Juan's parents carried him over the border to the US when he was an infant. He has grown up in Southern California and knows no other home. His younger siblings have all been born in the United States and are therefore American citizens. But Juan, the oldest of the children, is not. Like his parents, he is "undocumented" in this country, and barred from any profession that requires a license or certification.

Immigration reform is a delicate issue. Fears that jobs and resources in the US will be overwhelmed by waves of immigrants have led to advocacy for strict enforcement of immigration laws and deportation of those in violation. This perspective is often rationalized by a lifeboat analogy, i.e. if too many people climb aboard, the lifeboat will sink and all will perish.

But a closer look at the story of immigration undermines this simple analogy. There are many factors that have contributed and are contributing to the "illegal" immigration that has changed the demographics of this country over the past thirty years. Among them are:

  • Poor economic conditions and a lack of opportunities for work or even sustenance in the emigres countries.
  • Active or passive encouragement for emigration for social and economic reasons from these countries of birth.
  • US business interests that welcome a large supply of labor at minimum wage (or below minimum wage) to drive down costs, wages, and undermine unionization efforts.
  • Globalism trends that encourage the porousness of borders to promote the transition to an economic union among discrete countries.

Despite the economic pressures that drive individuals and families to cross the oceans or borders into the US without authorization, one can argue that, for each person, taking this action is an individual choice--with clear risks. In other words, if the law limits access to the United States and its "fruits", one can choose either not to come to the US, or to come "illegally" and live with the consequences of that choice--such as working in the low-wage "underground economy". A harsh perspective, but for those advocates of enforcing the "letter of the law", a position that can be aligned with their consciences.

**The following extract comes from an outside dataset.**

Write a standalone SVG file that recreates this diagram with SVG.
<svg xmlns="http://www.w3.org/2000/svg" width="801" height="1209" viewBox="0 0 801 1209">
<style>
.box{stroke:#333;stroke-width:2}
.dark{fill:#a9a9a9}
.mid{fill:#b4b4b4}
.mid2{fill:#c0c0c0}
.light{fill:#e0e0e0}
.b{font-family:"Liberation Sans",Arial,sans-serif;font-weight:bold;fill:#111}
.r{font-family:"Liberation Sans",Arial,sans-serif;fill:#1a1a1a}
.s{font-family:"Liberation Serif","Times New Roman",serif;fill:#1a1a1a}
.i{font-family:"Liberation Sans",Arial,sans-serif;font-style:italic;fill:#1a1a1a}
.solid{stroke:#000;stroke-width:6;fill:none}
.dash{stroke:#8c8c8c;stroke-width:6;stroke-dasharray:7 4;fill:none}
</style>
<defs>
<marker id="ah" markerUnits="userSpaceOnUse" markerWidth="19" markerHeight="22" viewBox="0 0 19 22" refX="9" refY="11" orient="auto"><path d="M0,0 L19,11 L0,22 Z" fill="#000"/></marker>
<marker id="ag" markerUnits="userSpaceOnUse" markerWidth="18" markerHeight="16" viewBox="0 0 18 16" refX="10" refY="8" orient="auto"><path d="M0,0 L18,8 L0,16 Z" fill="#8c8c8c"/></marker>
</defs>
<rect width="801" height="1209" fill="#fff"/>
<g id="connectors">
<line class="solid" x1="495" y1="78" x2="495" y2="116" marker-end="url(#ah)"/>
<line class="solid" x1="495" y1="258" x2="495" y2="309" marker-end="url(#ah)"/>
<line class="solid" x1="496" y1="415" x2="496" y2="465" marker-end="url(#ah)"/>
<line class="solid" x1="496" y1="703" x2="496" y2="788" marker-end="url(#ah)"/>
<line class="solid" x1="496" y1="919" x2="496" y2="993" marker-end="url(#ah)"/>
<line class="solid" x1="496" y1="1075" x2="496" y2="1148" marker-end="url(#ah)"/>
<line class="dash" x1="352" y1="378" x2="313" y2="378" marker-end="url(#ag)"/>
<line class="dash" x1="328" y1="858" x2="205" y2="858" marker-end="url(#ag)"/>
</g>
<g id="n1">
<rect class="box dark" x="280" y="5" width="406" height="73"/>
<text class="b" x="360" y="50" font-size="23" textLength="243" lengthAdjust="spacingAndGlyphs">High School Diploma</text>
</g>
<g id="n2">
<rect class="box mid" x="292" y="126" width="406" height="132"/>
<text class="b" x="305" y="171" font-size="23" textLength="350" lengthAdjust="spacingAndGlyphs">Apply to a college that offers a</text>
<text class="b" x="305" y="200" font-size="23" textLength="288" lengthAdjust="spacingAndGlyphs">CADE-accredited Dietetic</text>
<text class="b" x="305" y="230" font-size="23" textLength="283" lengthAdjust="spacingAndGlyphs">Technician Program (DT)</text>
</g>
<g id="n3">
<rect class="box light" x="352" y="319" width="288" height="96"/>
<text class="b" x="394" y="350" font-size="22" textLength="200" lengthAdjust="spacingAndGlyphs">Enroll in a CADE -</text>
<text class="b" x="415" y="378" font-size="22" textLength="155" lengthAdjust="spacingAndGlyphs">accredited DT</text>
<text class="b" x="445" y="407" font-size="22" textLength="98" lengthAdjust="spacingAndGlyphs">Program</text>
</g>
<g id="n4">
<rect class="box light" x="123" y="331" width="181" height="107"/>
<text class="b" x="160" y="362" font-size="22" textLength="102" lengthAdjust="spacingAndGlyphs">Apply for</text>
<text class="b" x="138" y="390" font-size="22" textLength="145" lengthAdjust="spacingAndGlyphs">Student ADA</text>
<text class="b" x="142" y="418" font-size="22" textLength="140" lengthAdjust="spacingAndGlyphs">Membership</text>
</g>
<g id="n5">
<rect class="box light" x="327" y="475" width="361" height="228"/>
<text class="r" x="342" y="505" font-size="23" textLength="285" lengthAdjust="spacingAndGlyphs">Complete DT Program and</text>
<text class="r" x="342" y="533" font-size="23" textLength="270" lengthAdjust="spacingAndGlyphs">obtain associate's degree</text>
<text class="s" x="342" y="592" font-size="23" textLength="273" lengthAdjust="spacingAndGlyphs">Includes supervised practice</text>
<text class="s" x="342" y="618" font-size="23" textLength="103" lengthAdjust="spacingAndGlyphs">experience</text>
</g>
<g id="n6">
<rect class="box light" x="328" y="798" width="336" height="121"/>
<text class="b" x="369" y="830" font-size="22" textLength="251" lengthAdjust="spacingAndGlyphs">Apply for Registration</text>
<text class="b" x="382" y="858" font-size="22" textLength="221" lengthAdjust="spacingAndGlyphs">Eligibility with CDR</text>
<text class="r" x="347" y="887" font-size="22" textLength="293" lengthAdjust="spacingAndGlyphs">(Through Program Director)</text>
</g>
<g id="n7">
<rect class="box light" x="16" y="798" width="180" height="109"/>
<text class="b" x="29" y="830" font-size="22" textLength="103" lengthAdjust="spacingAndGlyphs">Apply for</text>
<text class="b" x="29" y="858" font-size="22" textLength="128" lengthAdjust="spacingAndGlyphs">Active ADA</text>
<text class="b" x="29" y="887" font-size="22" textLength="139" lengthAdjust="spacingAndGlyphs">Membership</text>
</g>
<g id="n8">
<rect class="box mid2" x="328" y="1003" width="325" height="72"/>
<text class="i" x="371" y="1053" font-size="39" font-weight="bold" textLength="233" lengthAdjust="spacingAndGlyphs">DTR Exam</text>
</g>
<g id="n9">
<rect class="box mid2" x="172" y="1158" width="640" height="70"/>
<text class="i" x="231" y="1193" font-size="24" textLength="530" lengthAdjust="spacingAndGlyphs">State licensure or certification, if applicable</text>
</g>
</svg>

Unfortunately, this point of view does not address an entire group of people for whom immigration was not a choice. The children of undocumented immigrants were brought by adults into the US without their knowledge or will. These children grow up alongside US citizens, go to school with documented classmates, and share in the cultural environment to which they have been brought. Home, for these children, is America. Some cannot even speak the language of their native country. They are, in their minds, and their hearts, Americans. Like Juan.

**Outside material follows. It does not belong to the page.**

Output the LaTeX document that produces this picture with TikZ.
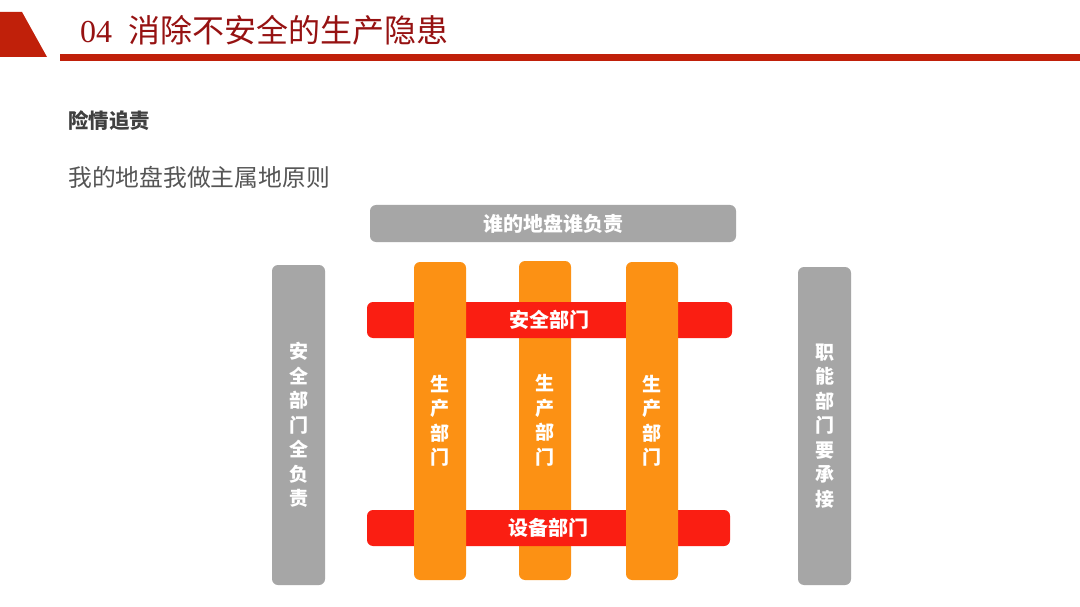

This dilemma has led to some legislative initiatives. For example, AB 540, the California Dream Act, provides opportunities for undocumented immigrant students who have attended a California high school for 3 years or more to apply for financial aid and attend college at in-state tuition rates. But even this small step to address the challenges faced by these teens and young adults who are eager to contribute as active members of the society in which they were raised has been under attack in the courts. And this step still would not allow students like Juan to become doctors, nurses, pharmacists, or other much-needed licensed health professionals.

Is the lifeboat really the analogy that motivates these restrictions? Or is it the desire of those fortunate to be born or naturalized citizens of the first world to limit access to the "streets of gold" and maintain a ready underclass to staff its labor force or military ranks? (Undocumented individuals who join the military can become eligible for a green card and eventual citizenship, especially posthumously.) For many of these "undocumented" young people, their parents risked their lives to come to the US. Now, they themselves may have to risk their lives to become citizens.

There are many Juans waiting in the United States, eager to serve in ways that would benefit humanity. And we need them. It is time to give them a chance, a pathway to documentation and citizenship--in the country in which they were raised. Did we not, after all, invite them?

Give me your tired, your poor...
Send these, the homeless, tempest-tossed, to me:
I lift my lamp beside the golden door.